Each serving provides 503 kcal, 33.7g protein, 26g carbohydrate (of which 24g sugars), 26.8g fat (of which 11.2g saturates), 11.4g fibre and 4.58g salt.
Ingredients
For the dressing
- 20g/¾oz fresh root ginger, peeled and finely grated
- 2 limes, juice and zest
- 2 tbsp soy sauce
- 1 tbsp runny honey
- 4 tbsp crunchy peanut butter
For the salad
- 30g/1oz desiccated coconut
- 100g/3½oz red or white cabbage, very thinly sliced
- 1 medium carrot (approx. 100g/3½oz), grated
- 1 red pepper, seeds and core removed then thinly sliced
- ¼ cucumber (approx. 100g/3½oz), thinly sliced
- 3 spring onions, thinly sliced
- 30g/1oz fresh coriander, stalks finely chopped, leaves roughly chopped
- 20g/¾oz fresh mint leaves, leaves picked and roughly chopped
- 200–250g/7–9oz cooked and peeled prawns
Method
To make the dressing, place the grated ginger in a large mixing bowl. Whisk in the lime juice and zest, soy sauce, honey and peanut butter. Set aside.
To make the salad, place a small frying pan on a low heat then add the coconut and gently toast for 3–5 minutes, until lightly browned.
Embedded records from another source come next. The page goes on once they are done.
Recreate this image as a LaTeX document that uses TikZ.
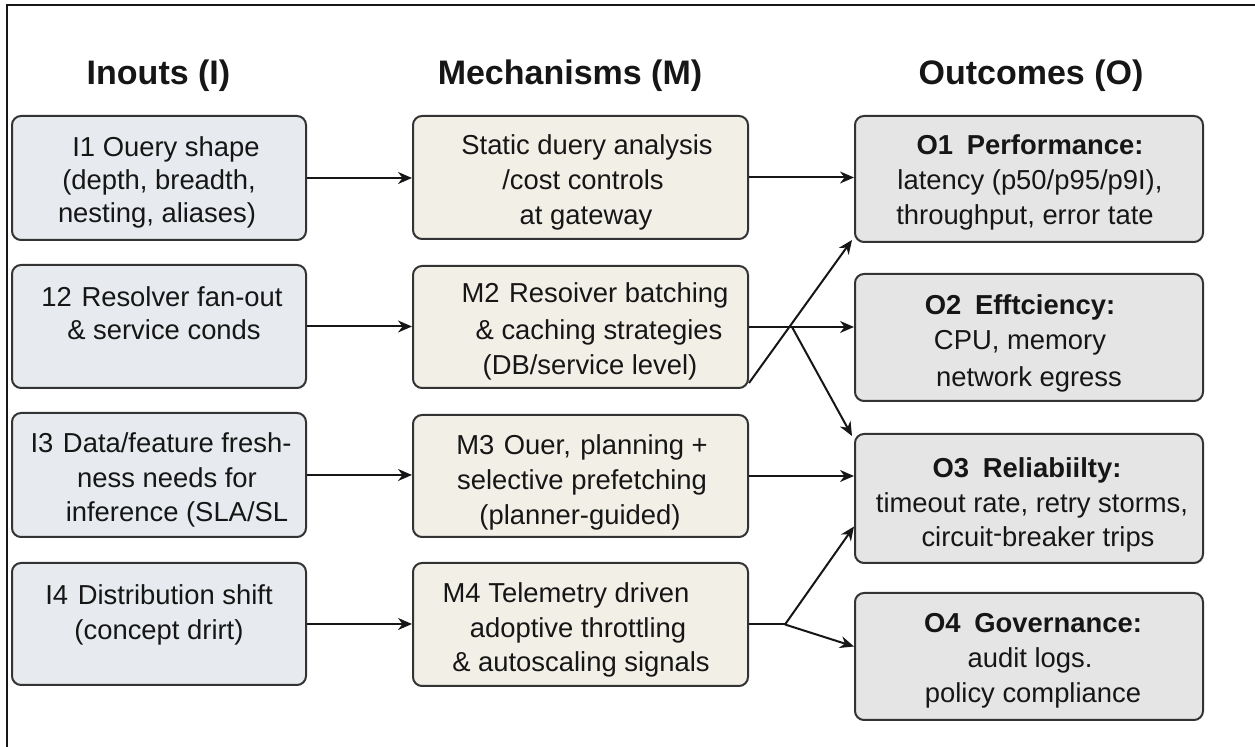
\documentclass[tikz,border=0pt]{standalone}
\usepackage{fontspec}
\setmainfont{Liberation Sans}
\usetikzlibrary{arrows.meta,calc}
\definecolor{inbg}{HTML}{E7EAEE}
\definecolor{mechbg}{HTML}{F2EFE7}
\definecolor{outbg}{HTML}{E5E5E5}
\definecolor{edge}{HTML}{333333}
\definecolor{ink}{HTML}{161616}
\begin{document}
\begin{tikzpicture}[x=0.5pt,y=-0.5pt,
  box/.style={draw=edge, line width=1pt, rounded corners=4.5pt, inner sep=0pt},
  inbox/.style={box, fill=inbg, minimum width=147pt},
  mbox/.style={box, fill=mechbg, minimum width=167.5pt},
  obox/.style={box, fill=outbg, minimum width=174pt},
  head/.style={font=\fontsize{17}{20}\selectfont\bfseries, anchor=base, inner sep=0pt, text=ink},
  txt/.style={font=\fontsize{13.7}{16}\selectfont, anchor=base, inner sep=0pt, text=ink},
  ttl/.style={txt, font=\fontsize{13.7}{16}\selectfont\bfseries},
  arr/.style={draw=ink, line width=1pt, -{Stealth[length=7pt,width=6pt]}},
  link/.style={draw=ink, line width=1pt},
  frame/.style={draw=ink, line width=1pt},
]
\useasboundingbox (0,0) rectangle (1255,747);

% outer frame: left and top edges only
\coordinate (fb) at (7,747);
\coordinate (fc) at (7,5);
\coordinate (fr) at (1255,5);
\draw[frame] (fb) -- (fc) -- (fr);

% column headings
\node[head] (hI) at (158.5,85) {Inouts (I)};
\node[head] (hM) at (570,85) {Mechanisms (M)};
\node[head] (hO) at (1031,85) {Outcomes (O)};

% input boxes
\node[inbox, minimum height=62pt]   (i1) at (159,178) {};
\node[inbox, minimum height=61.5pt] (i2) at (159,326.5) {};
\node[inbox, minimum height=62pt]   (i3) at (159,475) {};
\node[inbox, minimum height=61pt]   (i4) at (159,624) {};

% mechanism boxes
\node[mbox, minimum height=61.5pt] (m1) at (580.5,177.5) {};
\node[mbox, minimum height=61pt]   (m2) at (580.5,327) {};
\node[mbox, minimum height=61pt]   (m3) at (580.5,476) {};
\node[mbox, minimum height=61.5pt] (m4) at (580.5,624.5) {};

% outcome boxes
\node[obox, minimum height=63pt]   (o1) at (1029,179) {};
\node[obox, minimum height=63.5pt] (o2) at (1029,337.5) {};
\node[obox, minimum height=64.5pt] (o3) at (1029,498.5) {};
\node[obox, minimum height=63.5pt] (o4) at (1029,656.5) {};

% input texts
\node[txt] (i1a) at (166,157) {I1 Ouery shape};
\node[txt] (i1b) at (159,190) {(depth, breadth,};
\node[txt] (i1c) at (157,223) {nesting, aliases)};
\node[txt] (i2a) at (162,307) {12\hspace{0.35em}Resolver fan-out};
\node[txt] (i2b) at (164,340) {\& service conds};
\node[txt] (i3a) at (161,453) {I3\hspace{0.35em}Data/feature fresh-};
\node[txt] (i3b) at (167,488) {ness needs for};
\node[txt] (i3c) at (177,522) {inference (SLA/SL};
\node[txt] (i4a) at (159,605) {I4\hspace{0.35em}Distribution shift};
\node[txt] (i4b) at (159,640) {(concept drirt)};

% mechanism texts
\node[txt] (m1a) at (587,155) {Static duery analysis};
\node[txt] (m1b) at (583,190) {/cost controls};
\node[txt] (m1c) at (586,225) {at gateway};
\node[txt] (m2a) at (595,303) {M2\hspace{0.35em}Resoiver batching};
\node[txt] (m2b) at (599,340) {\& caching strategies};
\node[txt] (m2c) at (590,375) {(DB/service level)};
\node[txt] (m3a) at (582,455) {M3\hspace{0.35em}Ouer,\hspace{0.35em}planning +};
\node[txt] (m3b) at (582,490) {selective prefetching};
\node[txt] (m3c) at (580,525) {(planner-guided)};
\node[txt] (m4a) at (566,603) {M4 Telemetry driven};
\node[txt] (m4b) at (578,638) {adoptive throttling};
\node[txt] (m4c) at (581,672) {\& autoscaling signals};

% outcome texts
\node[ttl] (o1a) at (1030,155) {O1\hspace{0.5em}Performance:};
\node[txt] (o1b) at (1030,190) {latency (p50/p95/p9I),};
\node[txt] (o1c) at (1025,225) {throughput, error tate};
\node[ttl] (o2a) at (1020,315) {O2\hspace{0.5em}Efftciency:};
\node[txt] (o2b) at (1020,350) {CPU, memory};
\node[txt] (o2c) at (1029,387) {network egress};
\node[ttl] (o3a) at (1027,478) {O3\hspace{0.5em}Reliabiilty:};
\node[txt] (o3b) at (1032,513) {timeout rate, retry storms,};
\node[txt] (o3c) at (1038,547) {circuit\raisebox{0.3ex}{-}breaker trips};
\node[ttl] (o4a) at (1033,633) {O4\hspace{0.5em}Governance:};
\node[txt] (o4b) at (1030,668) {audit logs.};
\node[txt] (o4c) at (1033,703) {policy compliance};

% inputs to mechanisms
\draw[arr] (i1.east) -- (i1.east -| m1.west);
\draw[arr] (i2.east) -- (i2.east -| m2.west);
\draw[arr] (i3.east) -- (i3.east -| m3.west);
\draw[arr] (i4.east) -- (i4.east -| m4.west);

% mechanisms to outcomes
\draw[arr] (m1.east) -- (m1.east -| o1.west);
\draw[arr] (m2.east) -- (m2.east -| o2.west);
\draw[arr] (m3.east) -- (m3.east -| o3.west);

% crossing links leaving M2
\coordinate (x2) at (792,327);
\draw[arr] ($(m2.south east)+(0,-6)$) -- ($(o1.south west)+(-2,-3)$);
\draw[arr] (x2) -- ($(o3.north west)+(-2,3)$);

% M4 forks to O3 and O4
\coordinate (b4) at (785,624.5);
\draw[link] (m4.east) -- (b4);
\draw[arr] (b4) -- ($(o3.west)+(0,28)$);
\draw[arr] (b4) -- ($(o4.west)+(0,-10)$);
\end{tikzpicture}
\end{document}
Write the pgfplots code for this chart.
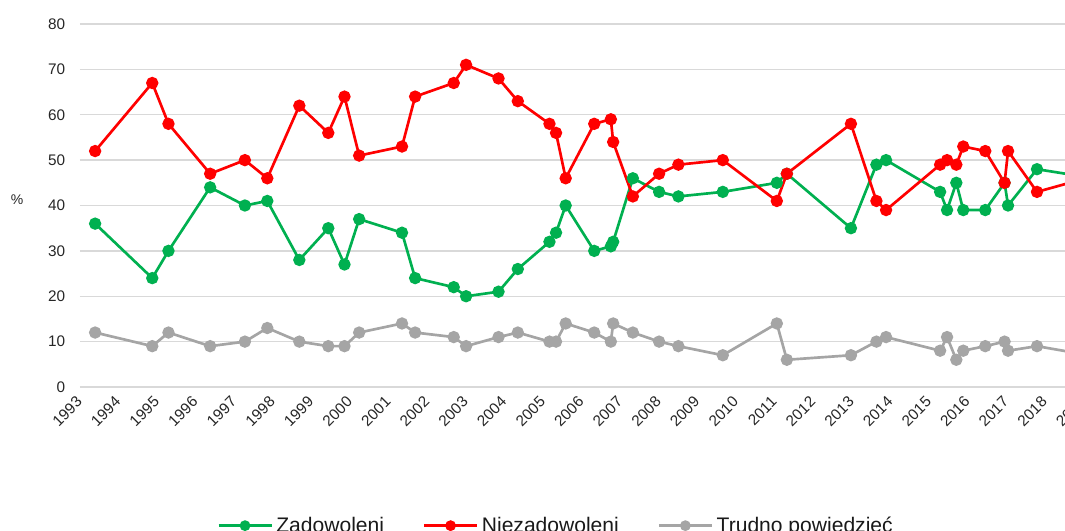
\documentclass[border=0pt]{standalone}
\usepackage{pgfplots}
\pgfplotsset{compat=1.18}
\usepackage{pgfplotstable}
\usepackage{fontspec}
\setmainfont{Liberation Sans}
\definecolor{cgreen}{HTML}{00B050}
\definecolor{cred}{HTML}{FF0000}
\definecolor{cgray}{HTML}{A5A5A5}
\definecolor{cgrid}{HTML}{D9D9D9}
\pgfplotstableread{
x Z N T
1993.34 36 52 12
1994.82 24 67 9
1995.24 30 58 12
1996.32 44 47 9
1997.22 40 50 10
1997.80 41 46 13
1998.63 28 62 10
1999.38 35 56 9
1999.80 27 64 9
2000.18 37 51 12
2001.29 34 53 14
2001.63 24 64 12
2002.63 22 67 11
2002.95 20 71 9
2003.79 21 68 11
2004.29 26 63 12
2005.11 32 58 10
2005.28 34 56 10
2005.53 40 46 14
2006.27 30 58 12
2006.70 31 59 10
2006.76 32 54 14
2007.27 46 42 12
2007.95 43 47 10
2008.45 42 49 9
2009.60 43 50 7
2011.00 45 41 14
2011.26 47 47 6
2012.92 35 58 7
2013.58 49 41 10
2013.83 50 39 11
2015.23 43 49 8
2015.41 39 50 11
2015.65 45 49 6
2015.83 39 53 8
2016.40 39 52 9
2016.90 45 45 10
2016.99 40 52 8
2017.74 48 43 9
2019.22 46 46.5 6.8
}\data
\begin{document}
\begin{tikzpicture}
\useasboundingbox (0,0) rectangle (798.75pt,398.25pt);
\clip (0,0) rectangle (798.75pt,398.25pt);
\begin{axis}[
  at={(60pt,108pt)}, anchor=south west,
  scale only axis, width=768.7pt, height=272.25pt,
  xmin=1992.948, xmax=2019.5, ymin=0, ymax=80,
  scaled ticks=false,
  xtick={1993,1994,1995,1996,1997,1998,1999,2000,2001,2002,2003,2004,2005,2006,2007,2008,2009,2010,2011,2012,2013,2014,2015,2016,2017,2018,2019},
  xticklabels={1993,1994,1995,1996,1997,1998,1999,2000,2001,2002,2003,2004,2005,2006,2007,2008,2009,2010,2011,2012,2013,2014,2015,2016,2017,2018,2019},
  ytick={0,10,20,30,40,50,60,70,80},
  yticklabels={0,10,20,30,40,50,60,70,80},
  axis line style={draw=none},
  major tick length=0pt,
  ymajorgrids,
  grid style={draw=cgrid, line width=1.1pt},
  tick label style={font=\fontsize{11.5}{13}\selectfont, text=black!85},
  xticklabel shift=6pt,
  xticklabel style={xshift=-5pt, rotate=45, anchor=north east, inner sep=0pt},
  yticklabel style={anchor=east, inner sep=0pt, xshift=-11pt},
  clip=true,
  legend style={at={(0.1336,-0.3820)}, anchor=west, draw=none, fill=none,
    inner sep=0pt, font=\fontsize{15.8}{18}\selectfont, text=black!90,
    legend columns=-1,
    nodes={inner sep=0pt},
    /tikz/every odd column/.append style={column sep=2.6pt},
    /tikz/every even column/.append style={column sep=29pt}},
  legend image code/.code={\draw[mark repeat=2,mark phase=2,#1,mark size=3pt]
     plot coordinates {(0pt,0pt) (19.875pt,0pt) (39.75pt,0pt)};},
  every axis plot/.append style={line width=2pt, mark=*, mark size=3.6pt},
]
\addplot[cgreen, mark options={fill=cgreen, draw=cgreen}] table[x=x, y=Z] {\data};
\addlegendentry{Zadowoleni}
\addplot[cred, mark options={fill=cred, draw=cred}] table[x=x, y=N] {\data};
\addlegendentry{Niezadowoleni}
\addplot[cgray, mark options={fill=cgray, draw=cgray}] table[x=x, y=T] {\data};
\addlegendentry{Trudno powiedzieć}
\end{axis}
\node[font=\fontsize{10.5}{12}\selectfont, text=black!85] at (12.75pt,248.25pt) {\%};
\end{tikzpicture}
\end{document}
Tip into a small bowl and set aside.
Place the cabbage, carrot, pepper, cucumber and spring onion on top of the dressing, but don’t mix.
Add the herbs to the bowl and place the prawns on top. This can now be covered and kept in the fridge for up to a day.
When ready to eat, sprinkle over the toasted coconut and mix well. Pile into bowls and serve.